What to produce. Quote from the first line below through the line that contains "minimum height=70pt, below=101pt", both included, and leave the pictures out.

Data lines.
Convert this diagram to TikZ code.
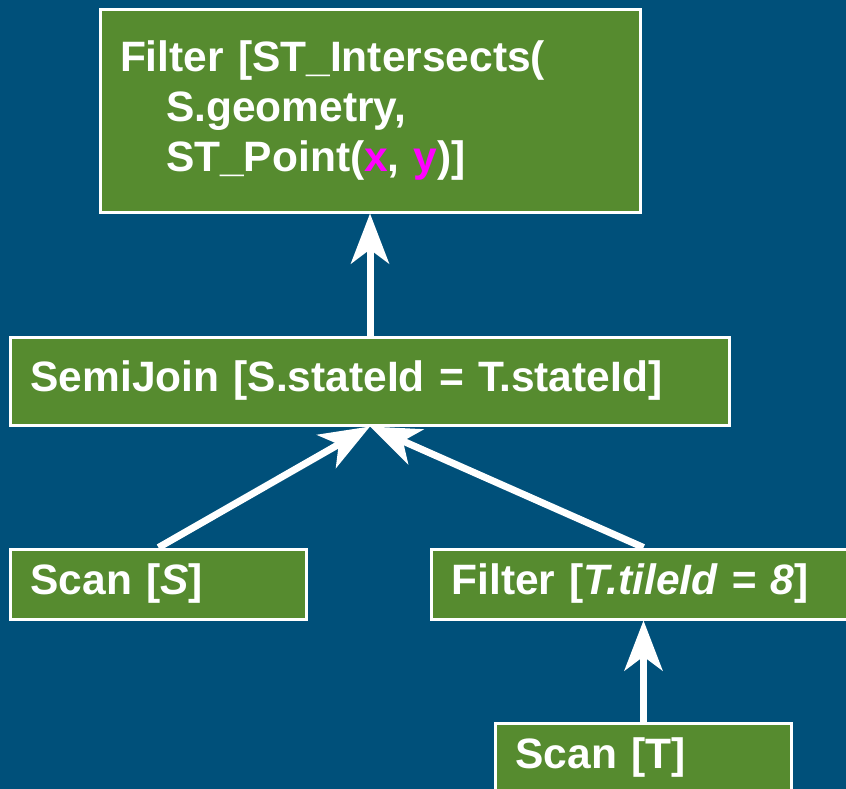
\documentclass[tikz,border=0pt]{standalone}
\usepackage{fontspec}
\setmainfont{Liberation Sans}
\usetikzlibrary{positioning,arrows.meta}
\definecolor{planblue}{RGB}{0,80,122}
\definecolor{opgreen}{RGB}{86,139,47}
\definecolor{argpink}{RGB}{255,0,255}

\begin{document}
\begin{tikzpicture}[x=1pt, y=1pt, node distance=120pt,
        opbox/.style={draw=white, line width=3pt, fill=opgreen, text=white, align=left, inner xsep=20pt, inner ysep=0pt, font=\fontsize{42.5}{50}\selectfont\bfseries},
        flow/.style={draw=white, line width=7pt, -{Stealth[length=50pt, width=38pt, inset=14pt]}}]
        \fill[planblue] (0,0) rectangle (846,-789);
        \useasboundingbox (0,0) rectangle (846,-789);

        \node[opbox, text width=500pt, minimum height=202pt] (filtergeo) at (370,-111) {Filter [ST\_Intersects(\\\hspace*{46pt}S.geometry,\\\hspace*{46pt}ST\_Point(\textcolor{argpink}{x}, \textcolor{argpink}{y})]};
        \node[opbox, text width=679pt, minimum height=88pt, below=122pt of filtergeo] (semijoin) {SemiJoin [S.stateId = T.stateId]};
        \node[opbox, text width=256pt, minimum height=70pt, below=121pt of semijoin.south west, anchor=north west] (scans) {Scan [\textit{S}]};
        \node[opbox, text width=384pt, minimum height=70pt, right=122pt of scans] (filtert) {Filter [\textit{T.tileId = 8}]};
        \node[opbox, text width=256pt, minimum height=70pt, below=101pt of filtert] (scant) {Scan [T]};

        \draw[flow] (semijoin) -- (filtergeo);
        \draw[flow] (scans.north) -- (semijoin.south);
        \draw[flow] (filtert.north) -- (semijoin.south);
        \draw[flow] (scant) -- (filtert);
    \end{tikzpicture}
\end{document}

Written solution.
Convert this diagram to TikZ code.
\documentclass[tikz,border=0pt]{standalone}
\usepackage{fontspec}
\setmainfont{Liberation Sans}
\usetikzlibrary{positioning,arrows.meta}
\definecolor{planblue}{RGB}{0,80,122}
\definecolor{opgreen}{RGB}{86,139,47}
\definecolor{argpink}{RGB}{255,0,255}

\begin{document}
\begin{tikzpicture}[x=1pt, y=1pt, node distance=120pt,
        opbox/.style={draw=white, line width=3pt, fill=opgreen, text=white, align=left, inner xsep=20pt, inner ysep=0pt, font=\fontsize{42.5}{50}\selectfont\bfseries},
        flow/.style={draw=white, line width=7pt, -{Stealth[length=50pt, width=38pt, inset=14pt]}}]
        \fill[planblue] (0,0) rectangle (846,-789);
        \useasboundingbox (0,0) rectangle (846,-789);

        \node[opbox, text width=500pt, minimum height=202pt] (filtergeo) at (370,-111) {Filter [ST\_Intersects(\\\hspace*{46pt}S.geometry,\\\hspace*{46pt}ST\_Point(\textcolor{argpink}{x}, \textcolor{argpink}{y})]};
        \node[opbox, text width=679pt, minimum height=88pt, below=122pt of filtergeo] (semijoin) {SemiJoin [S.stateId = T.stateId]};
        \node[opbox, text width=256pt, minimum height=70pt, below=121pt of semijoin.south west, anchor=north west] (scans) {Scan [\textit{S}]};
        \node[opbox, text width=384pt, minimum height=70pt, right=122pt of scans] (filtert) {Filter [\textit{T.tileId = 8}]};
        \node[opbox, text width=256pt, minimum height=70pt, below=101pt of filtert] (scant) {Scan [T]};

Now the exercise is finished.